The COVID-19 variant XBB.1.5, yet another descendent of Omicron, is quickly spreading in the U.S. and has been described as the most transmissible form of the virus yet.

However, there is not yet evidence to suggest that it causes any more severe disease than other Omicron strains.

When should you call your child’s pediatrician?

“When your child starts to have cough and fever, it's always good to reach out to your pediatrician, to be in touch, says Dr. Murray. “That's very important. With babies, if you see really fast breathing or any blueness around the lips or what we call use of accessory muscles, which is if you start to see the shoulder blades when they're breathing or see the belly really going up and down really fast, or if the baby looks uncomfortable, those are reasons to come to the emergency room,” he says.

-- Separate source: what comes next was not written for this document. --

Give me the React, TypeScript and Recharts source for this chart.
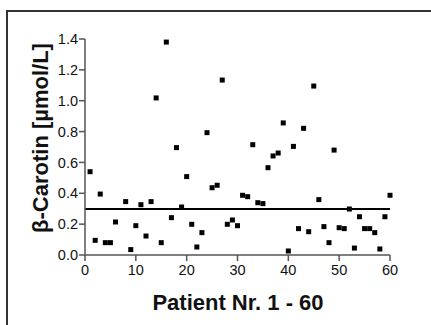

In the end, families need to be prepared that the hospital is a very busy place right now, he adds.

“If your child still looks well, then it's really important to start with your pediatrician. But certainly, if you're concerned, the emergency room evaluates your child quickly to see how sick they are,” Dr. Murray says. “And if they're quite sick, they will be seen faster.”

Information provided in Yale Medicine articles is for general informational purposes only. No content in the articles should ever be used as a substitute for medical advice from your doctor or other qualified clinician. Always seek the individual advice of your health care provider with any questions you have regarding a medical condition.